Mazda has also reviewed its environmental commitments and stepped them up. Its vision of the future has evolved in the past four years, with a commitment to be carbon neutral by 2050 and increasing the number of electric cars sold by 2030.
“In 2007,” Thomson says, “we began developing a scaleable architecture designed for a new range of petrol and diesel engines, which began with the introduction of the CX-5 in 2012.
“In the last six years, we launched nine models from this architecture, most of which are in the UK. But since the launch of the Mazda3 in 2019, we’ve been developing the criteria for a new generation of cars.
“We’re improving the platforms in line with expectations of increasing electrification. Our ambition in 2017 was that battery electric vehicles [BEVs] would be 5% of our volume by 2035, with ICE-base power unit for 95% of cars.
“We’ve now updated our ambition, and [now] target 25% of our line-up [to] be BEV by 2030, while the remainder will have some form of electrification.
“In 2017, we committed to a 90% reduction in CO2 emissions in 2050, but now by that date we aim to be entirely carbon neutral in all aspects of the business.”
Mazda’s first fully electric production car, the MX-30, is compact and a rival for models such as the Vauxhall Mokka-E and Peugeot E-2008. But its maximum range falls short of these rivals because Mazda believes smaller capacity batteries are less of a drain on the Earth’s resources.
However, there will be a broader choice of BEVs from Mazda by the middle of the decade, although it will produce vehicles with a number of electrified options.
“ICE will power most of our cars globally in 2030,” says Thomson. “We remain committed to producing the perfect ICE engine when it comes to emissions and efficiency. We are also developing some six-cylinder engines.”
For Mazda’s small and medium car family, there will be full hybrids, BEVs, as well as hybrids using a rotary engine as a generator, plus PHEVs.
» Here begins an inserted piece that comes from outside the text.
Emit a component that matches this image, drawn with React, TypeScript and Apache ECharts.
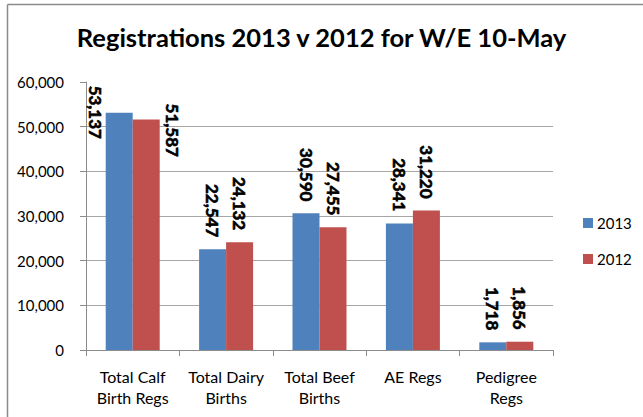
import React, { useEffect, useRef } from "react";
import * as echarts from "echarts";

const titleText = "Registrations 2013 v 2012 for W/E 10-May";
const categories = [
  "Total Calf\nBirth Regs",
  "Total Dairy\nBirths",
  "Total Beef\nBirths",
  "AE Regs",
  "Pedigree\nRegs",
];
const seriesNames = ["2013", "2012"];
const values2013 = [53137, 22547, 30590, 28341, 1718];
const values2012 = [51587, 24132, 27455, 31220, 1856];
const yMin = 0;
const yMax = 60000;
const yInterval = 10000;

const FONT = "Lato";
const fmt = (v: number) => Number(v).toLocaleString("en-US");

export default function App() {
  const ref = useRef<HTMLDivElement>(null);
  useEffect(() => {
    if (!ref.current) return;
    const chart = echarts.init(ref.current, undefined, { renderer: "svg" });

    const makeLabel = () => ({
      show: true,
      position: "top",
      distance: 12,
      rotate: -90,
      align: "right",
      verticalAlign: "middle",
      fontFamily: FONT,
      fontWeight: "bold",
      fontSize: 17,
      color: "#000",
      textBorderColor: "#000",
      textBorderWidth: 0.6,
      formatter: (p: any) => fmt(p.value),
    });

    const data2013 = values2013.map((v, i) =>
      i === 0
        ? { value: v, label: { position: [-10, -27], align: "left", verticalAlign: "middle" } }
        : v
    );
    const data2012 = values2012.map((v, i) =>
      i === 0
        ? { value: v, label: { position: [39.5, -16], align: "left", verticalAlign: "middle" } }
        : v
    );

    chart.setOption({
      animation: false,
      backgroundColor: "#fff",
      title: {
        text: titleText,
        left: "center",
        top: 19,
        textStyle: {
          fontFamily: FONT,
          fontWeight: "bold",
          fontSize: 25.5,
          color: "#000",
        },
      },
      graphic: [
        { type: "line", shape: { x1: 7.5, y1: 4.5, x2: 643, y2: 4.5 }, style: { stroke: "#8a8a8a", lineWidth: 1.5 } },
        { type: "line", shape: { x1: 7.5, y1: 4.5, x2: 7.5, y2: 417 }, style: { stroke: "#8a8a8a", lineWidth: 1.5 } },
      ],
      legend: {
        orient: "vertical",
        left: 583,
        top: 215,
        padding: 0,
        itemWidth: 10,
        itemHeight: 10,
        itemGap: 20,
        icon: "rect",
        data: seriesNames,
        textStyle: { fontFamily: FONT, fontSize: 15, color: "#000", lineHeight: 16, padding: [0, 0, 0, -1] },
      },
      grid: { left: 86, right: 90, top: 82, bottom: 67, containLabel: false },
      xAxis: {
        type: "category",
        data: categories,
        axisLine: { lineStyle: { color: "#8c8c8c", width: 1 } },
        axisTick: { show: true, length: 6, lineStyle: { color: "#8c8c8c" } },
        axisLabel: {
          fontFamily: FONT,
          fontSize: 16,
          lineHeight: 21,
          color: "#000",
          margin: 16,
          interval: 0,
        },
      },
      yAxis: {
        type: "value",
        min: yMin,
        max: yMax,
        interval: yInterval,
        axisLine: { show: true, lineStyle: { color: "#8c8c8c", width: 1 } },
        axisTick: { show: true, length: 6, lineStyle: { color: "#8c8c8c" } },
        axisLabel: {
          fontFamily: FONT,
          fontSize: 15,
          color: "#000",
          margin: 22,
          formatter: (v: number) => fmt(v),
        },
        splitLine: { show: true, showMaxLine: false, lineStyle: { color: "#a6a6a6", width: 1 } },
      },
      series: [
        {
          name: seriesNames[0],
          type: "bar",
          data: data2013,
          barWidth: 27,
          barGap: "0%",
          itemStyle: { color: "#4F81BD" },
          label: makeLabel(),
        },
        {
          name: seriesNames[1],
          type: "bar",
          data: data2012,
          barWidth: 27,
          barGap: "0%",
          itemStyle: { color: "#C0504D" },
          label: makeLabel(),
        },
      ],
    });
    return () => chart.dispose();
  }, []);
  return (
    <div
      ref={ref}
      style={{ position: "absolute", left: 0, top: 0, width: 643, height: 417 }}
    />
  );
}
For its larger cars, Thomson says there will be a new vehicle architecture to support mild hybrid and plug-in hybrid, as well as ICE.
“We’re talking about the future in terms of a reboot of Mazda’s commitment to the fleet sector, and I’m sure the ratio of retail to fleet – currently about 72% in favour of retail – will start to rebalance.
“Over the next five years, we will launch three BEVs, five plug-in hybrids and five hybrid models from our new scaleable architecture. We can’t say much about this yet or which will be coming to the UK but watch this space.
“We’re developing a dedicated platform for EVs. These first models will arrive in 2025.
“We are also looking at renewable fuels to decarbonise the legacy fleet as well as forthcoming ICE vehicles. We joined the E-Fuel Alliance in Europe to help develop synthetic fuels.”
I ask him whether there is still room for a conventional saloon such as the Mazda6 in the line-up, knowing that the days of the current car are numbered. “We’ll continue to produce the Mazda6 as long as it’s supported by demand,” he replies. “But I think it’s more important to have a strong range of SUVs.”